Many authors treat algrebras of the powerset monad as a trivial example. It is really not trivial to me.
Can anyone help me with a detailed construction of such algebras. If you know of any article or book that explicitly construct such algebras which will be easy for a beginner to follow, please help out. Or if you can construct it as an answer here, I would really appreciate it.
Thank you.
Algebras for the powerset monad are essentially sup lattices, that is complete ordered sets $S$ with a given operation $\bigvee$ which takes a subset of $S$ to its least upper bound, and algebra maps are (weakly) monotone maps between them that preserve said operation.
Let's call our monad $(T,\mu,\eta)$.
An algebra for $T$ is a set $S$ with a map $h: TS\to S$ : this will be interpreted as the lub map $\bigvee$.
Define $\leq_h$ on $S$ as follows : for $x,y\in S$, $h(\{x,y\})\in S$. Define $x\leq_h y$ if and only if $h(\{x,y\}) = y$. This is a well-defined relation, let's now prove that it's a partial order.
It's clearly antisymmetric. To show that its reflexive, note that since $h:TS\to S$ defines a $T$-algebra, we have $S\to^{\eta_S} TS\to^h S = S\to^{id_S} S$, and so $h(\{x,x\}) = h(\{x\}) = h\circ\eta_S(x) = x$, thus $x\leq_h x$.
We now have to prove that it's transitive : assume $x\leq_h y, y\leq_h z$. Note that $\{x,y,z\} = \{x,y\}\cup\{y,z\}= \mu (\{\{x,y\}, \{y,z\}\})$. Since $h$ makes $S$ into a $T$-algebra, we have that $h\circ \mu_S = h\circ T(h)$. Thus $h(\{x,y,z\}) = h(\{h(\{x,y\}), h(\{y,z\})\})= h(\{y,z\}) = z$.
But also $\{x,y,z\}= \{x\}\cup \{y,z\} = \mu(\{\{x\}, \{y,z\}\})$ and so we get $h(\{x,y,z\}) = h(\{h(\{x\}), h(\{y,z\})\}) = h(\{x,z\})$. Thus $h(\{x,z\}) = z$ and so $x\leq_h z$.

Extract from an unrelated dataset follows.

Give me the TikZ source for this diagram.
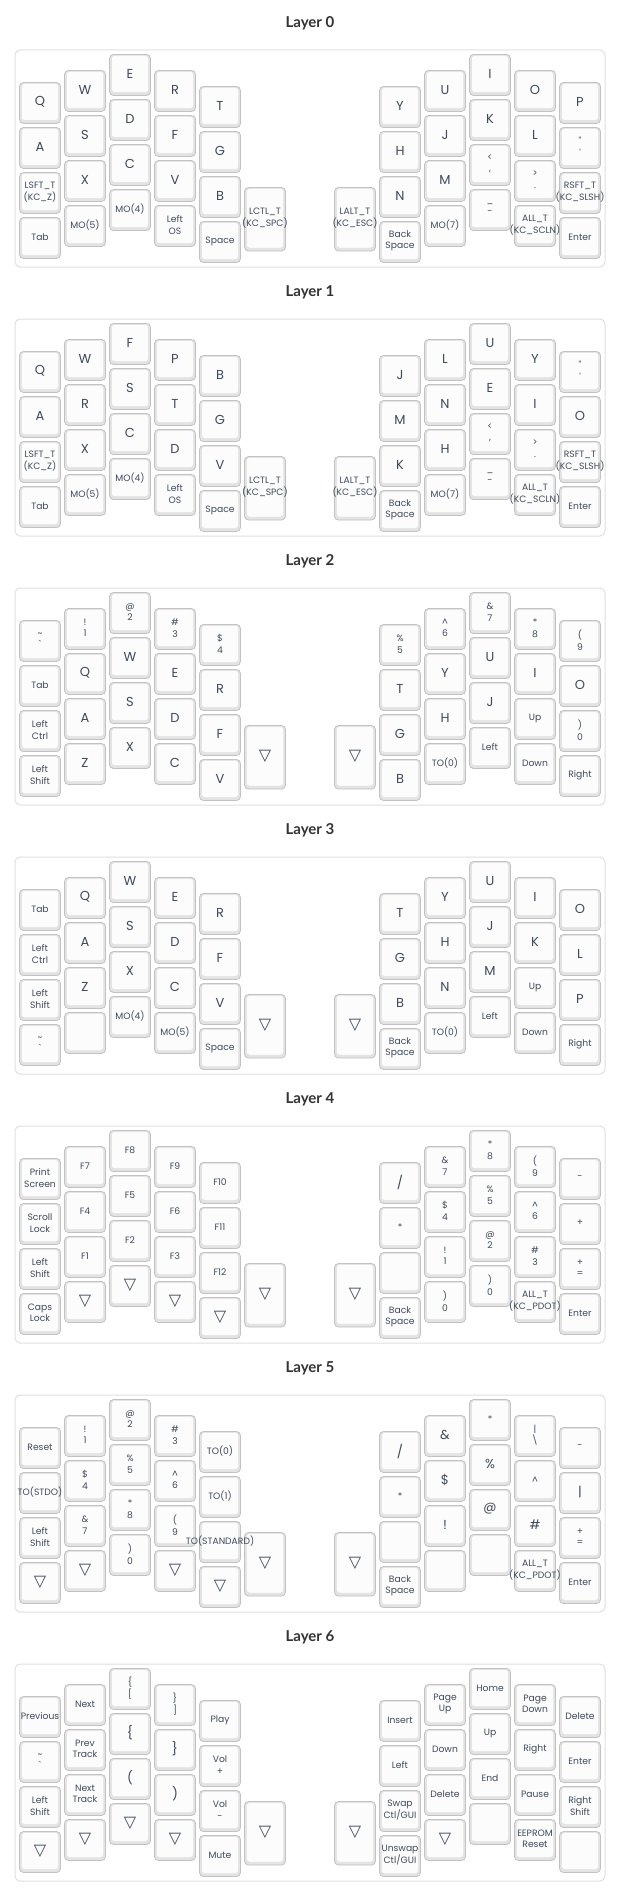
\documentclass[tikz,border=0pt]{standalone}
\usepackage{fontspec}
\newfontfamily\kf{Poppins}
\newfontfamily\tf{Lato}
\newfontfamily\symf{DejaVu Sans}
\definecolor{ktext}{HTML}{3E4A5C}
\definecolor{keyedge}{HTML}{C2C2C2}
\definecolor{keyside}{HTML}{E3E3E3}
\definecolor{keyface}{HTML}{FCFCFC}
\definecolor{keyfaceedge}{HTML}{E2E2E2}
\definecolor{panelline}{HTML}{E0E0E0}
\definecolor{titletext}{HTML}{333333}
\newif\iflabpass
\tikzset{
  keyo/.style={draw=keyedge, fill=keyside, rounded corners=4pt, line width=0.8pt,
    minimum width=41pt, inner sep=0pt, outer sep=0pt},
  keyi/.style={fill=keyface, draw=keyfaceedge, line width=0.5pt, rounded corners=3pt},
  kb/.style={text=ktext, font=\kf\fontsize{13}{15}\selectfont, inner sep=0pt},
  ks/.style={text=ktext, font=\kf\fontsize{9.2}{11.5}\selectfont, align=center, inner sep=0pt},
  kt/.style={text=ktext, font=\symf\fontsize{16}{17}\selectfont, inner sep=0pt},
  panel/.style={draw=panelline, fill=white, rounded corners=5pt, line width=1pt,
    minimum width=590pt, minimum height=217pt, inner sep=0pt, outer sep=0pt},
  ltitle/.style={text=titletext, font=\tf\bfseries\fontsize{15}{18}\selectfont, inner sep=0pt}
}
\newcommand\key[6]{%
  \iflabpass
    \node[#5] (#1l) at ([yshift=1pt]#1.center) {#6};
  \else
    \node[keyo, minimum height=#4pt, anchor=north west] (#1) at (#2,#3) {};
    \path[keyi] ([shift={(2pt,-1pt)}]#1.north west) rectangle ([shift={(-2pt,3pt)}]#1.south east);
  \fi
}
\newcommand\colkeys[4]{%
  \foreach \st/\lab [count=\r from 0] in {#4} {%
    \pgfmathsetmacro\yy{#3+45*\r}%
    \key{#1\r}{#2}{\yy}{41}{\st}{\lab}%
  }%
}
\newcommand\leftside[6]{%
  \colkeys{#1a}{19.5}{\PY+32.5}{#2}%
  \colkeys{#1b}{64.5}{\PY+20.5}{#3}%
  \colkeys{#1c}{109.5}{\PY+4.5}{#4}%
  \colkeys{#1d}{154.5}{\PY+20.5}{#5}%
  \colkeys{#1e}{199.5}{\PY+36.5}{#6}%
}
\newcommand\rightside[6]{%
  \colkeys{#1f}{379.5}{\PY+36.5}{#2}%
  \colkeys{#1g}{424.5}{\PY+20.5}{#3}%
  \colkeys{#1h}{469.5}{\PY+4.5}{#4}%
  \colkeys{#1i}{514.5}{\PY+20.5}{#5}%
  \colkeys{#1j}{559.5}{\PY+32.5}{#6}%
}
\newcommand\thumbs[5]{%
  \key{#1tl}{244.5}{\PY+137.5}{63.5}{#2}{#3}%
  \key{#1tr}{334.5}{\PY+137.5}{63.5}{#4}{#5}%
}
\newcommand\layerframe[1]{%
  \iflabpass\else
  \node[ltitle] (title#1) at (310,\PY-27) {Layer #1};
  \node[panel, anchor=north west] (panel#1) at (15,\PY) {};
  \fi
}
\newcommand\allkeys{%
% ---------------- Layer 0
\def\PY{50}
\layerframe{0}
\leftside{k0}
 {kb/Q,kb/A,ks/{LSFT\_T\\(KC\_Z)},ks/Tab}
 {kb/W,kb/S,kb/X,ks/MO(5)}
 {kb/E,kb/D,kb/C,ks/MO(4)}
 {kb/R,kb/F,kb/V,ks/{Left\\OS}}
 {kb/T,kb/G,kb/B,ks/Space}
\thumbs{k0}{ks}{LCTL\_T\\(KC\_SPC)}{ks}{LALT\_T\\(KC\_ESC)}
\rightside{k0}
 {kb/Y,kb/H,kb/N,ks/{Back\\Space}}
 {kb/U,kb/J,kb/M,ks/MO(7)}
 {kb/I,kb/K,ks/{<\\,},ks/{\_\\-}}
 {kb/O,kb/L,ks/{>\\.},ks/{ALL\_T\\(KC\_SCLN)}}
 {kb/P,ks/{"\\\textquotesingle},ks/{RSFT\_T\\(KC\_SLSH)},ks/Enter}
% ---------------- Layer 1
\def\PY{319}
\layerframe{1}
\leftside{k1}
 {kb/Q,kb/A,ks/{LSFT\_T\\(KC\_Z)},ks/Tab}
 {kb/W,kb/R,kb/X,ks/MO(5)}
 {kb/F,kb/S,kb/C,ks/MO(4)}
 {kb/P,kb/T,kb/D,ks/{Left\\OS}}
 {kb/B,kb/G,kb/V,ks/Space}
\thumbs{k1}{ks}{LCTL\_T\\(KC\_SPC)}{ks}{LALT\_T\\(KC\_ESC)}
\rightside{k1}
 {kb/J,kb/M,kb/K,ks/{Back\\Space}}
 {kb/L,kb/N,kb/H,ks/MO(7)}
 {kb/U,kb/E,ks/{<\\,},ks/{\_\\-}}
 {kb/Y,kb/I,ks/{>\\.},ks/{ALL\_T\\(KC\_SCLN)}}
 {ks/{"\\\textquotesingle},kb/O,ks/{RSFT\_T\\(KC\_SLSH)},ks/Enter}
% ---------------- Layer 2
\def\PY{588}
\layerframe{2}
\leftside{k2}
 {ks/{\textasciitilde\\\textasciigrave},ks/Tab,ks/{Left\\Ctrl},ks/{Left\\Shift}}
 {ks/{!\\1},kb/Q,kb/A,kb/Z}
 {ks/{@\\2},kb/W,kb/S,kb/X}
 {ks/{\#\\3},kb/E,kb/D,kb/C}
 {ks/{\$\\4},kb/R,kb/F,kb/V}
\thumbs{k2}{kt}{▽}{kt}{▽}
\rightside{k2}
 {ks/{\%\\5},kb/T,kb/G,kb/B}
 {ks/{\textasciicircum\\6},kb/Y,kb/H,ks/TO(0)}
 {ks/{\&\\7},kb/U,kb/J,ks/Left}
 {ks/{*\\8},kb/I,ks/Up,ks/Down}
 {ks/{(\\9},kb/O,ks/{)\\0},ks/Right}
% ---------------- Layer 3
\def\PY{857}
\layerframe{3}
\leftside{k3}
 {ks/Tab,ks/{Left\\Ctrl},ks/{Left\\Shift},ks/{\textasciitilde\\\textasciigrave}}
 {kb/Q,kb/A,kb/Z,ks/{}}
 {kb/W,kb/S,kb/X,ks/MO(4)}
 {kb/E,kb/D,kb/C,ks/MO(5)}
 {kb/R,kb/F,kb/V,ks/Space}
\thumbs{k3}{kt}{▽}{kt}{▽}
\rightside{k3}
 {kb/T,kb/G,kb/B,ks/{Back\\Space}}
 {kb/Y,kb/H,kb/N,ks/TO(0)}
 {kb/U,kb/J,kb/M,ks/Left}
 {kb/I,kb/K,ks/Up,ks/Down}
 {kb/O,kb/L,kb/P,ks/Right}
% ---------------- Layer 4
\def\PY{1126}
\layerframe{4}
\leftside{k4}
 {ks/{Print\\Screen},ks/{Scroll\\Lock},ks/{Left\\Shift},ks/{Caps\\Lock}}
 {ks/F7,ks/F4,ks/F1,kt/▽}
 {ks/F8,ks/F5,ks/F2,kt/▽}
 {ks/F9,ks/F6,ks/F3,kt/▽}
 {ks/F10,ks/F11,ks/F12,kt/▽}
\thumbs{k4}{kt}{▽}{kt}{▽}
\rightside{k4}
 {kb/{/},ks/*,ks/{},ks/{Back\\Space}}
 {ks/{\&\\7},ks/{\$\\4},ks/{!\\1},ks/{)\\0}}
 {ks/{*\\8},ks/{\%\\5},ks/{@\\2},ks/{)\\0}}
 {ks/{(\\9},ks/{\textasciicircum\\6},ks/{\#\\3},ks/{ALL\_T\\(KC\_PDOT)}}
 {ks/-,ks/+,ks/{+\\=},ks/Enter}
% ---------------- Layer 5
\def\PY{1395}
\layerframe{5}
\leftside{k5}
 {ks/Reset,ks/TO(STDO),ks/{Left\\Shift},kt/▽}
 {ks/{!\\1},ks/{\$\\4},ks/{\&\\7},kt/▽}
 {ks/{@\\2},ks/{\%\\5},ks/{*\\8},ks/{)\\0}}
 {ks/{\#\\3},ks/{\textasciicircum\\6},ks/{(\\9},kt/▽}
 {ks/TO(0),ks/TO(1),ks/TO(STANDARD),kt/▽}
\thumbs{k5}{kt}{▽}{kt}{▽}
\rightside{k5}
 {kb/{/},ks/*,ks/{},ks/{Back\\Space}}
 {kb/\&,kb/\$,kb/!,ks/{}}
 {ks/*,kb/\%,kb/@,ks/{}}
 {ks/{|\\\textbackslash},ks/\textasciicircum,kb/\#,ks/{ALL\_T\\(KC\_PDOT)}}
 {ks/-,kb/|,ks/{+\\=},ks/Enter}
% ---------------- Layer 6
\def\PY{1664}
\layerframe{6}
\leftside{k6}
 {ks/Previous,ks/{\textasciitilde\\\textasciigrave},ks/{Left\\Shift},kt/▽}
 {ks/Next,ks/{Prev\\Track},ks/{Next\\Track},kt/▽}
 {ks/{\{\\{}[},kb/\{,kb/(,kt/▽}
 {ks/{\}\\]},kb/\},kb/),kt/▽}
 {ks/Play,ks/{Vol\\+},ks/{Vol\\-},ks/Mute}
\thumbs{k6}{kt}{▽}{kt}{▽}
\rightside{k6}
 {ks/Insert,ks/Left,ks/{Swap\\Ctl/GUI},ks/{Unswap\\Ctl/GUI}}
 {ks/{Page\\Up},ks/Down,ks/Delete,kt/▽}
 {ks/Home,ks/Up,ks/End,ks/{}}
 {ks/{Page\\Down},ks/Right,ks/Pause,ks/{EEPROM\\Reset}}
 {ks/Delete,ks/Enter,ks/{Right\\Shift},ks/{}}
}
\begin{document}
\begin{tikzpicture}[x=1pt,y=-1pt]
\fill[white] (0,0) rectangle (621,1889);
\useasboundingbox (0,0) rectangle (621,1889);
\labpassfalse
\allkeys
\labpasstrue
\allkeys
\end{tikzpicture}
\end{document}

Therefore $\leq_h$ defines an order on $S$. Let $A\subset S$ : we now want to prove that $h(A)$ is the least upper bound of $A$ for $\leq_h$.
Once we prove this, it will be clear that the desired result is true : indeed the definition of $\leq_h$ proves that a $T$-algebra map preserves the order, and the least upper bounds, and it will be clear that a map that preserves least upper bounds will be a $T$-algebra map.
Let $x\in A$. Then $A=A\cup\{x\}$ thus $h(A) = h\circ \mu_S (\{A,\{x\}\}) = h\circ T(h) (\{A, \{x\}\}) = h(\{h(A), h(\{x\})\}) = h(\{h(A), x\})$, therefore $x\leq_h h(A)$ : $h(A)$ is an upper bound of $A$.
Let $y$ be an upper bound of $A$. Then $h(\{y, h(A)\}) = h(\{h(\{y\}), h(A)\}) = h(\{y\}\cup A)$. So it suffices to prove that if $z$ is the maximum of $B$, then $h(B) = z$.
But $B = \displaystyle\bigcup_{x\in B}\{x,z\} = \mu_S(\{\{x,z\}\mid x\in B\})$, thus $h(B) = h\circ \mu_S(\{\{x,z\}\mid x\in B\})= h\circ T(h) (\{\{x,z\}\mid x\in B\})= h(\{h(\{x,z\})\mid x\in B\}) = h(\{z\mid x\in B\})$ because $h(\{x,z\}) = z$ for $x\in B$ by assumption, and thus $h(B) = h(\{z\}) = z$ : for $B=A\cup\{y\}, z=y$, this gets us $h(A)\leq_h y$ : $h(A)$ is the least upper bound of $A$, and we are done.
Of course my choice of sup lattices instead of inf lattices is arbitrary, but of course this comes from the fact that the category of sup lattices is isomorphic to the category of inf lattices, so there's no problem here.